* _Request_
Take every line where the string "draw" appears and copy it.

* _Material_
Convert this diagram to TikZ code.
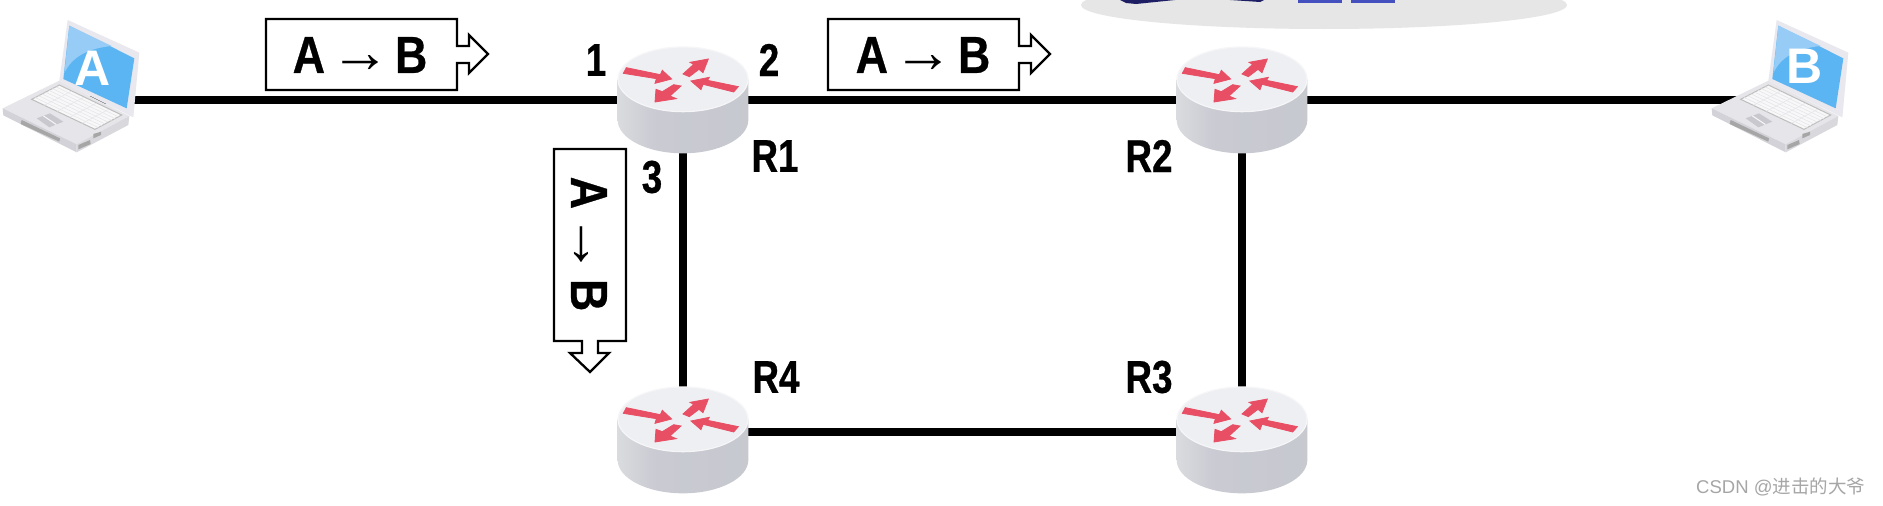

--

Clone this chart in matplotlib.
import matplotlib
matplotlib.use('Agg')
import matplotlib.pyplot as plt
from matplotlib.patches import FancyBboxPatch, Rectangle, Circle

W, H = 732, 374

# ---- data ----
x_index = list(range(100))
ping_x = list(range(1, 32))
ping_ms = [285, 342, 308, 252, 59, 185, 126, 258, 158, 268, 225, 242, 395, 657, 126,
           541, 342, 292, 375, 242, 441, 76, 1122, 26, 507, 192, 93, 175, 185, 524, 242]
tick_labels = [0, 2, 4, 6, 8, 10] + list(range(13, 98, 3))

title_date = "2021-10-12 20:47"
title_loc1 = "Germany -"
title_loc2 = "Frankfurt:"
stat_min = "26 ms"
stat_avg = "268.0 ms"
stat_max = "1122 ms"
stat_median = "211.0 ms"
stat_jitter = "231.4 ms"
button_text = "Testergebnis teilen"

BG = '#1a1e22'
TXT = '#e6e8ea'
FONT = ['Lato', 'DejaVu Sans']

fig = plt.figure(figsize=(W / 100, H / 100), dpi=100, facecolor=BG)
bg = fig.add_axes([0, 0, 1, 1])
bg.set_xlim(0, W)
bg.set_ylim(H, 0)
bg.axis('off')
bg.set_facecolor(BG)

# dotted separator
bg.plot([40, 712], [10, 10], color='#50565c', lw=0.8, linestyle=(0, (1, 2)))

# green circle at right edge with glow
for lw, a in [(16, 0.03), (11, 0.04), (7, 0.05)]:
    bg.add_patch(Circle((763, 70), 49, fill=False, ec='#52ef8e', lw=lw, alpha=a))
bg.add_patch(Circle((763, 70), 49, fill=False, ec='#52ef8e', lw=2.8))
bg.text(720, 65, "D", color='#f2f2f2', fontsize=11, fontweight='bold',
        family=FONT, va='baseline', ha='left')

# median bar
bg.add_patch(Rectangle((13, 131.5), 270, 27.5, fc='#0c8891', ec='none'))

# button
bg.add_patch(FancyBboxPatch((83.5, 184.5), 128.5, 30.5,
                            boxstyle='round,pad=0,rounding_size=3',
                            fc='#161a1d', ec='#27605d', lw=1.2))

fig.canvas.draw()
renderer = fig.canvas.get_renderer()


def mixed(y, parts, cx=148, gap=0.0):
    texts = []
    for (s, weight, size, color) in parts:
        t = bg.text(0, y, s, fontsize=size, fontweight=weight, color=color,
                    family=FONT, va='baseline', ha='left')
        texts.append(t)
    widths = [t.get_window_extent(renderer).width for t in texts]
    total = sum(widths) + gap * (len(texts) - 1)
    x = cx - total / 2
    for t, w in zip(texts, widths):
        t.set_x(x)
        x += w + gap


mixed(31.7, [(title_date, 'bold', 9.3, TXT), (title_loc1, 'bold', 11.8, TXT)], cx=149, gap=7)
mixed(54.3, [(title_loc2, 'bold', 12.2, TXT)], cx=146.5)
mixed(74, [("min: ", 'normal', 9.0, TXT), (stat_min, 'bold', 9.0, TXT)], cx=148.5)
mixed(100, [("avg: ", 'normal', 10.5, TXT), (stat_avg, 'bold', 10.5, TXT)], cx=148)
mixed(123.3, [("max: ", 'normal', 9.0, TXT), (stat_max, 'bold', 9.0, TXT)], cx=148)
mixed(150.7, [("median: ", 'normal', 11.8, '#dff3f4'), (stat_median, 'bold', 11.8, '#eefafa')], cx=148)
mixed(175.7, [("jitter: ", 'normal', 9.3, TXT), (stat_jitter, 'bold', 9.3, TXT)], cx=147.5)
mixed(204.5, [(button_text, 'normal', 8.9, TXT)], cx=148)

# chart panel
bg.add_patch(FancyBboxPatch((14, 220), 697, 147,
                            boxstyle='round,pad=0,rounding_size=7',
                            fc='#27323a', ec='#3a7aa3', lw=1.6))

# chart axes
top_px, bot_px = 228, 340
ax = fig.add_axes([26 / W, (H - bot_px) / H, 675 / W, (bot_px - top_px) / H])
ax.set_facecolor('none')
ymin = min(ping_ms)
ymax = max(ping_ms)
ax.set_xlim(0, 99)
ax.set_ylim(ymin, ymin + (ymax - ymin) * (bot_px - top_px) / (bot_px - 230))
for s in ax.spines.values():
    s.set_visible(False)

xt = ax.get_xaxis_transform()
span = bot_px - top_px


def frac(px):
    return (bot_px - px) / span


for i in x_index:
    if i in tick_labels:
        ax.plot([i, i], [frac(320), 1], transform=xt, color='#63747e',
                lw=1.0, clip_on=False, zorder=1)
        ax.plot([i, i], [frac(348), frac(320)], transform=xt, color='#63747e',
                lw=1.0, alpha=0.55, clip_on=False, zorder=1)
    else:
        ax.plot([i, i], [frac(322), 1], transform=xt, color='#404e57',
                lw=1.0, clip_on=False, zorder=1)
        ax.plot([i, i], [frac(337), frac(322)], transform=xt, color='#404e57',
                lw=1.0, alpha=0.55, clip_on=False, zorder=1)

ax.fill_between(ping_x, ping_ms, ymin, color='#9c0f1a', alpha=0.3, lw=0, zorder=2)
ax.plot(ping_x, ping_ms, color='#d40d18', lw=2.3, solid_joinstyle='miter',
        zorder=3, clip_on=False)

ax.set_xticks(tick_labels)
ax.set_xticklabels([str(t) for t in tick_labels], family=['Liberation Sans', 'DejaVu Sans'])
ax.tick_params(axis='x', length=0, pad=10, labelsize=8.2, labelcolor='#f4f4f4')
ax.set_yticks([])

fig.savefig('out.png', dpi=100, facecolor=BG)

---

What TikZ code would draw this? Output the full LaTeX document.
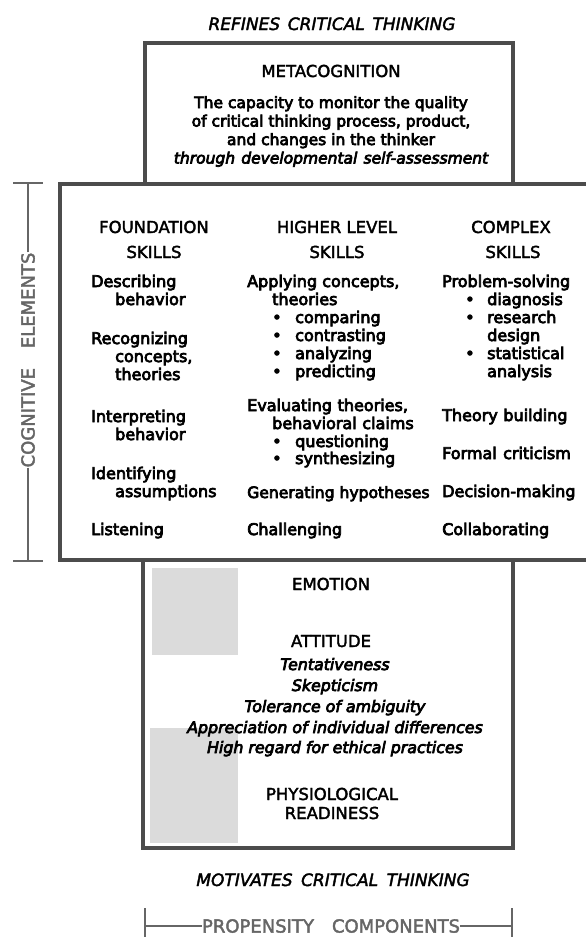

* _Worked solution_
fig.canvas.draw()
What TikZ code would draw this? Output the full LaTeX document.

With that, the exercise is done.